*PROVIDED MATERIAL*.

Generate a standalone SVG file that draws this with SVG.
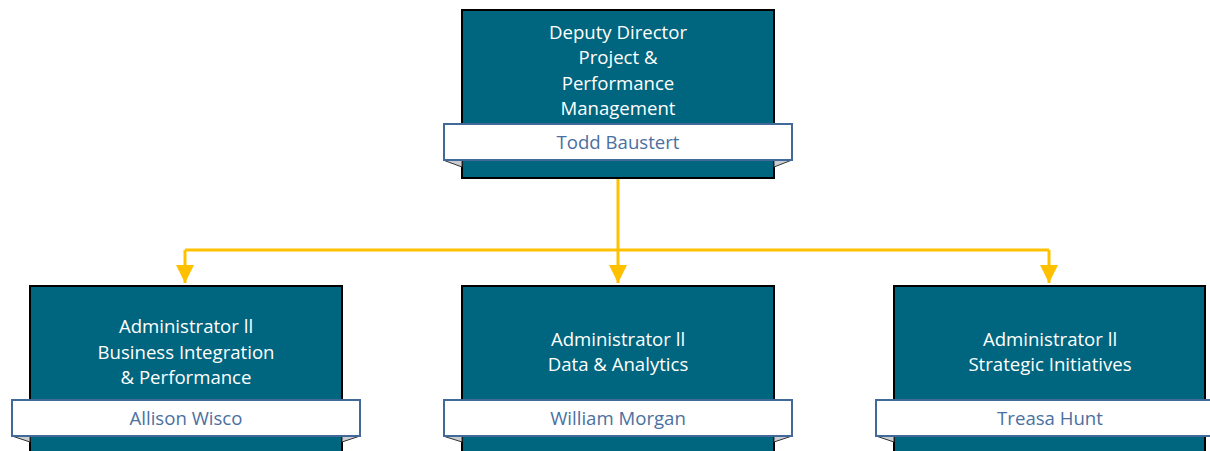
<svg xmlns="http://www.w3.org/2000/svg" width="1210" height="451" viewBox="0 0 1210 451">
<style>
.box{fill:#00657E;stroke:#000;stroke-width:2}
.ban{fill:#fff;stroke:#41699A;stroke-width:2}
.fold{fill:#C9CDD3;stroke:#333;stroke-width:1}
.t{font-family:"Open Sans","Liberation Sans",sans-serif;font-size:18.6px;fill:#fff;text-anchor:middle}
.n{font-family:"Open Sans","Liberation Sans",sans-serif;font-size:18.6px;fill:#4A70A0;text-anchor:middle}
.c{fill:none;stroke:#FFC000;stroke-width:3}
</style>
<defs>
<marker id="ah" markerWidth="6" markerHeight="6" refX="6" refY="3" orient="auto" markerUnits="strokeWidth" viewBox="0 0 6 6">
<path d="M0,0 L6,3 L0,6 z" fill="#FFC000"/>
</marker>
</defs>
<g id="connectors">
<path class="c" d="M618,179 V250"/>
<path class="c" d="M185,250 H1049"/>
<path class="c" d="M185,250 V283" marker-end="url(#ah)"/>
<path class="c" d="M618,250 V283" marker-end="url(#ah)"/>
<path class="c" d="M1049,250 V283" marker-end="url(#ah)"/>
</g>
<g id="top">
<rect class="box" x="462" y="10" width="312" height="168"/>
<path class="fold" d="M443,160 L462,160 L462,167 Z"/>
<path class="fold" d="M792,160 L774,160 L774,167 Z"/>
<rect class="ban" x="444" y="124" width="348" height="36"/>
<text class="t" x="618" y="39">Deputy Director</text>
<text class="t" x="618" y="64">Project &amp;</text>
<text class="t" x="618" y="90">Performance</text>
<text class="t" x="618" y="115">Management</text>
<text class="n" x="618" y="149">Todd Baustert</text>
</g>
<g id="left">
<rect class="box" x="30" y="286" width="312" height="170"/>
<path class="fold" d="M12,436 L30,436 L30,442 Z"/>
<path class="fold" d="M360,436 L342,436 L342,442 Z"/>
<rect class="ban" x="12" y="400" width="348" height="36"/>
<text class="t" x="186" y="333">Administrator ll</text>
<text class="t" x="186" y="359">Business Integration</text>
<text class="t" x="186" y="384">&amp; Performance</text>
<text class="n" x="186" y="425">Allison Wisco</text>
</g>
<g id="middle">
<rect class="box" x="462" y="286" width="312" height="170"/>
<path class="fold" d="M443,436 L462,436 L462,442 Z"/>
<path class="fold" d="M792,436 L774,436 L774,442 Z"/>
<rect class="ban" x="444" y="400" width="348" height="36"/>
<text class="t" x="618" y="346">Administrator ll</text>
<text class="t" x="618" y="371">Data &amp; Analytics</text>
<text class="n" x="618" y="425">William Morgan</text>
</g>
<g id="right">
<rect class="box" x="894" y="286" width="311" height="170"/>
<path class="fold" d="M876,436 L894,436 L894,442 Z"/>
<rect class="ban" x="876" y="400" width="348" height="36"/>
<text class="t" x="1050" y="346">Administrator ll</text>
<text class="t" x="1050" y="371">Strategic Initiatives</text>
<text class="n" x="1050" y="425">Treasa Hunt</text>
</g>
</svg>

*GIVEN INSTRUCTION*. Quote the listing above in full, except for the pictures.

*COMPLETE ANSWER*.
Generate a standalone SVG file that draws this with SVG.
<svg xmlns="http://www.w3.org/2000/svg" width="1210" height="451" viewBox="0 0 1210 451">
<style>
.box{fill:#00657E;stroke:#000;stroke-width:2}
.ban{fill:#fff;stroke:#41699A;stroke-width:2}
.fold{fill:#C9CDD3;stroke:#333;stroke-width:1}
.t{font-family:"Open Sans","Liberation Sans",sans-serif;font-size:18.6px;fill:#fff;text-anchor:middle}
.n{font-family:"Open Sans","Liberation Sans",sans-serif;font-size:18.6px;fill:#4A70A0;text-anchor:middle}
.c{fill:none;stroke:#FFC000;stroke-width:3}
</style>
<defs>
<marker id="ah" markerWidth="6" markerHeight="6" refX="6" refY="3" orient="auto" markerUnits="strokeWidth" viewBox="0 0 6 6">
<path d="M0,0 L6,3 L0,6 z" fill="#FFC000"/>
</marker>
</defs>
<g id="connectors">
<path class="c" d="M618,179 V250"/>
<path class="c" d="M185,250 H1049"/>
<path class="c" d="M185,250 V283" marker-end="url(#ah)"/>
<path class="c" d="M618,250 V283" marker-end="url(#ah)"/>
<path class="c" d="M1049,250 V283" marker-end="url(#ah)"/>
</g>
<g id="top">
<rect class="box" x="462" y="10" width="312" height="168"/>
<path class="fold" d="M443,160 L462,160 L462,167 Z"/>
<path class="fold" d="M792,160 L774,160 L774,167 Z"/>
<rect class="ban" x="444" y="124" width="348" height="36"/>
<text class="t" x="618" y="39">Deputy Director</text>
<text class="t" x="618" y="64">Project &amp;</text>
<text class="t" x="618" y="90">Performance</text>
<text class="t" x="618" y="115">Management</text>
<text class="n" x="618" y="149">Todd Baustert</text>
</g>
<g id="left">
<rect class="box" x="30" y="286" width="312" height="170"/>
<path class="fold" d="M12,436 L30,436 L30,442 Z"/>
<path class="fold" d="M360,436 L342,436 L342,442 Z"/>
<rect class="ban" x="12" y="400" width="348" height="36"/>
<text class="t" x="186" y="333">Administrator ll</text>
<text class="t" x="186" y="359">Business Integration</text>
<text class="t" x="186" y="384">&amp; Performance</text>
<text class="n" x="186" y="425">Allison Wisco</text>
</g>
<g id="middle">
<rect class="box" x="462" y="286" width="312" height="170"/>
<path class="fold" d="M443,436 L462,436 L462,442 Z"/>
<path class="fold" d="M792,436 L774,436 L774,442 Z"/>
<rect class="ban" x="444" y="400" width="348" height="36"/>
<text class="t" x="618" y="346">Administrator ll</text>
<text class="t" x="618" y="371">Data &amp; Analytics</text>
<text class="n" x="618" y="425">William Morgan</text>
</g>
<g id="right">
<rect class="box" x="894" y="286" width="311" height="170"/>
<path class="fold" d="M876,436 L894,436 L894,442 Z"/>
<rect class="ban" x="876" y="400" width="348" height="36"/>
<text class="t" x="1050" y="346">Administrator ll</text>
<text class="t" x="1050" y="371">Strategic Initiatives</text>
<text class="n" x="1050" y="425">Treasa Hunt</text>
</g>
</svg>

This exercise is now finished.